▶ Direction:
Please output every line of the material as it stands, without the pictures.
==================================================
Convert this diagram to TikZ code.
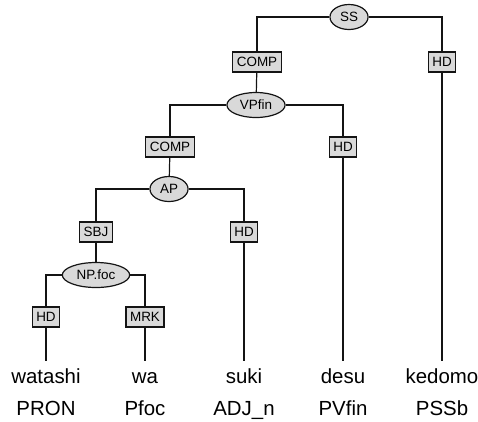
\documentclass[tikz,border=0pt]{standalone}
\usepackage{fontspec}
\setmainfont{Liberation Sans}
\usepackage{tikz}
\usetikzlibrary{shapes.geometric, positioning}
\definecolor{catgray}{RGB}{217,217,217}
\definecolor{lndark}{RGB}{20,20,20}

\begin{document}
\begin{tikzpicture}[x=1bp, y=-1bp,
  catnode/.style={ellipse, draw=lndark, fill=catgray, inner xsep=4.5bp, inner ysep=0pt, minimum height=25bp, font=\fontsize{13.5}{15}\selectfont, line width=1.2bp},
  fnnode/.style={rectangle, draw=lndark, fill=catgray, inner xsep=4bp, inner ysep=0pt, minimum height=20bp, font=\fontsize{13.5}{15}\selectfont, line width=1.3bp},
  wordnode/.style={anchor=base, inner xsep=0pt, inner ysep=7bp, text height=15bp, text depth=4bp, font=\fontsize{20.5}{24}\selectfont},
  posnode/.style={anchor=base, inner sep=0pt, font=\fontsize{20.5}{24}\selectfont},
  treeline/.style={line width=1.2bp, color=lndark}]

  \useasboundingbox (0,0) rectangle (478,421);

  % Nodes
  \node[catnode] (ss) at (349,17) {SS};
  \node[fnnode] (compa) at (257,62) {COMP};
  \node[fnnode] (hda) at (442,62) {HD};

  \node[catnode] (vpfin) at (256,105) {VPfin};
  \node[fnnode] (compb) at (170,147) {COMP};
  \node[fnnode] (hdb) at (343,147) {HD};

  \node[catnode] (ap) at (169,189) {AP};
  \node[fnnode] (sbj) at (96,232) {SBJ};
  \node[fnnode] (hdc) at (244,232) {HD};

  \node[catnode] (npfoc) at (96,275) {NP.foc};
  \node[fnnode] (hdd) at (46,317) {HD};
  \node[fnnode] (mrk) at (145,317) {MRK};

  % Words
  \node[wordnode] (watashi) at (46,383) {watashi};
  \node[wordnode] (wa) at (145,383) {wa};
  \node[wordnode] (suki) at (244,383) {suki};
  \node[wordnode] (desu) at (343,383) {desu};
  \node[wordnode] (kedomo) at (442,383) {kedomo};

  \node[posnode] (pron) at (46,415) {PRON};
  \node[posnode] (pfoc) at (145,415) {Pfoc};
  \node[posnode] (adjn) at (244,415) {ADJ\_n};
  \node[posnode] (pvfin) at (343,415) {PVfin};
  \node[posnode] (pssb) at (442,415) {PSSb};

  % Connections
  \draw[treeline] (ss.west) -| (compa.north);
  \draw[treeline] (ss.east) -| (hda.north);
  \draw[treeline] (compa) -- (vpfin);
  \draw[treeline] (hda) -- (kedomo);

  \draw[treeline] (vpfin.west) -| (compb.north);
  \draw[treeline] (vpfin.east) -| (hdb.north);
  \draw[treeline] (compb) -- (ap);
  \draw[treeline] (hdb) -- (desu);

  \draw[treeline] (ap.west) -| (sbj.north);
  \draw[treeline] (ap.east) -| (hdc.north);
  \draw[treeline] (sbj) -- (npfoc);
  \draw[treeline] (hdc) -- (suki);

  \draw[treeline] (npfoc.west) -| (hdd.north);
  \draw[treeline] (npfoc.east) -| (mrk.north);
  \draw[treeline] (hdd) -- (watashi);
  \draw[treeline] (mrk) -- (wa);

\end{tikzpicture}
\end{document}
==================================================
▶ Exercise response:
Convert this diagram to TikZ code.
\documentclass[tikz,border=0pt]{standalone}
\usepackage{fontspec}
\setmainfont{Liberation Sans}
\usepackage{tikz}
\usetikzlibrary{shapes.geometric, positioning}
\definecolor{catgray}{RGB}{217,217,217}
\definecolor{lndark}{RGB}{20,20,20}

\begin{document}
\begin{tikzpicture}[x=1bp, y=-1bp,
  catnode/.style={ellipse, draw=lndark, fill=catgray, inner xsep=4.5bp, inner ysep=0pt, minimum height=25bp, font=\fontsize{13.5}{15}\selectfont, line width=1.2bp},
  fnnode/.style={rectangle, draw=lndark, fill=catgray, inner xsep=4bp, inner ysep=0pt, minimum height=20bp, font=\fontsize{13.5}{15}\selectfont, line width=1.3bp},
  wordnode/.style={anchor=base, inner xsep=0pt, inner ysep=7bp, text height=15bp, text depth=4bp, font=\fontsize{20.5}{24}\selectfont},
  posnode/.style={anchor=base, inner sep=0pt, font=\fontsize{20.5}{24}\selectfont},
  treeline/.style={line width=1.2bp, color=lndark}]

  \useasboundingbox (0,0) rectangle (478,421);

  % Nodes
  \node[catnode] (ss) at (349,17) {SS};
  \node[fnnode] (compa) at (257,62) {COMP};
  \node[fnnode] (hda) at (442,62) {HD};

  \node[catnode] (vpfin) at (256,105) {VPfin};
  \node[fnnode] (compb) at (170,147) {COMP};
  \node[fnnode] (hdb) at (343,147) {HD};

  \node[catnode] (ap) at (169,189) {AP};
  \node[fnnode] (sbj) at (96,232) {SBJ};
  \node[fnnode] (hdc) at (244,232) {HD};

  \node[catnode] (npfoc) at (96,275) {NP.foc};
  \node[fnnode] (hdd) at (46,317) {HD};
  \node[fnnode] (mrk) at (145,317) {MRK};

  % Words
  \node[wordnode] (watashi) at (46,383) {watashi};
  \node[wordnode] (wa) at (145,383) {wa};
  \node[wordnode] (suki) at (244,383) {suki};
  \node[wordnode] (desu) at (343,383) {desu};
  \node[wordnode] (kedomo) at (442,383) {kedomo};

  \node[posnode] (pron) at (46,415) {PRON};
  \node[posnode] (pfoc) at (145,415) {Pfoc};
  \node[posnode] (adjn) at (244,415) {ADJ\_n};
  \node[posnode] (pvfin) at (343,415) {PVfin};
  \node[posnode] (pssb) at (442,415) {PSSb};

  % Connections
  \draw[treeline] (ss.west) -| (compa.north);
  \draw[treeline] (ss.east) -| (hda.north);
  \draw[treeline] (compa) -- (vpfin);
  \draw[treeline] (hda) -- (kedomo);

  \draw[treeline] (vpfin.west) -| (compb.north);
  \draw[treeline] (vpfin.east) -| (hdb.north);
  \draw[treeline] (compb) -- (ap);
  \draw[treeline] (hdb) -- (desu);

  \draw[treeline] (ap.west) -| (sbj.north);
  \draw[treeline] (ap.east) -| (hdc.north);
  \draw[treeline] (sbj) -- (npfoc);
  \draw[treeline] (hdc) -- (suki);

  \draw[treeline] (npfoc.west) -| (hdd.north);
  \draw[treeline] (npfoc.east) -| (mrk.north);
  \draw[treeline] (hdd) -- (watashi);
  \draw[treeline] (mrk) -- (wa);

\end{tikzpicture}
\end{document}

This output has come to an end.